Several years ago, the brands’ owner, PVH Corp., began diversifying their sales bases beyond the US department stores that many other brands continued to rely on. It has also invested heavily in e-commerce to connect directly with shoppers. Those moves have paid off.

Now, even though both Tommy’s and Calvin’s US businesses are suffering like many others’, with sales growth falling, overseas sales growth thrived in the most recent quarter.

“Today, 50% of our revenues are outside the United States,” Manny Chirico, the CEO of PVH, said on a March 23 call with investors. “I think that’s larger than just about every other US apparel maker.”

International sales at Tommy Hilfiger, for instance, were about $93 million greater than its US sales. Chirico called the brand’s $2 billion business in Europe one of the standouts among PVH’s portfolio. Calvin Klein’s European business ended up having to discount less product than it expected, something practically unheard of in the US these days.

On top of that, those international businesses have much higher operating margins, which means close to 60% of PVH’s profits now come from overseas, Chirico said. The strength in Europe and Asia—China, in particular—doesn’t show signs of slowing either.
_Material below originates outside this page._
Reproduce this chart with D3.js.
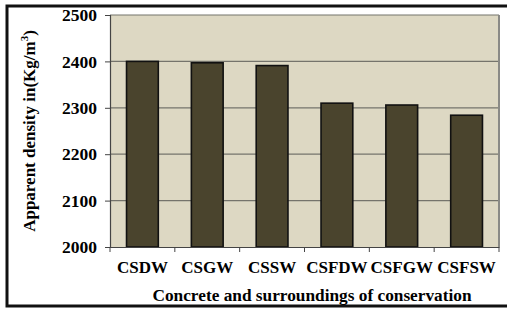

PVH believes it can double the size of the Tommy Hilfiger and Calvin Klein businesses in China over the next five years.

Over the last year, Tommy Hilfiger benefited particularly from a collaboration with model and social-media star Gigi Hadid. The more than 30 million followers she has on Instagram have allowed Tommy Hilfiger to connect with a new female customer base, according to Chirico, and helped the brand generate double-digit sales growth in its women’s business across all regions.

At Calvin Klein, jeans and underwear continue to be the top sellers, while Raf Simons, the newly appointed creative head for the brand, has brought a new buzz to its high-end collection that had been missing for some time. (The Belgian designer’s popularity in Europe certainly won’t hurt sales in the years ahead either.)

But the key seems to be not putting all your eggs in one basket. Chirico said there’s no retailer that represents even 10% of the company’s sales at this point. The clothing companies struggling as US department stores falter must be jealous.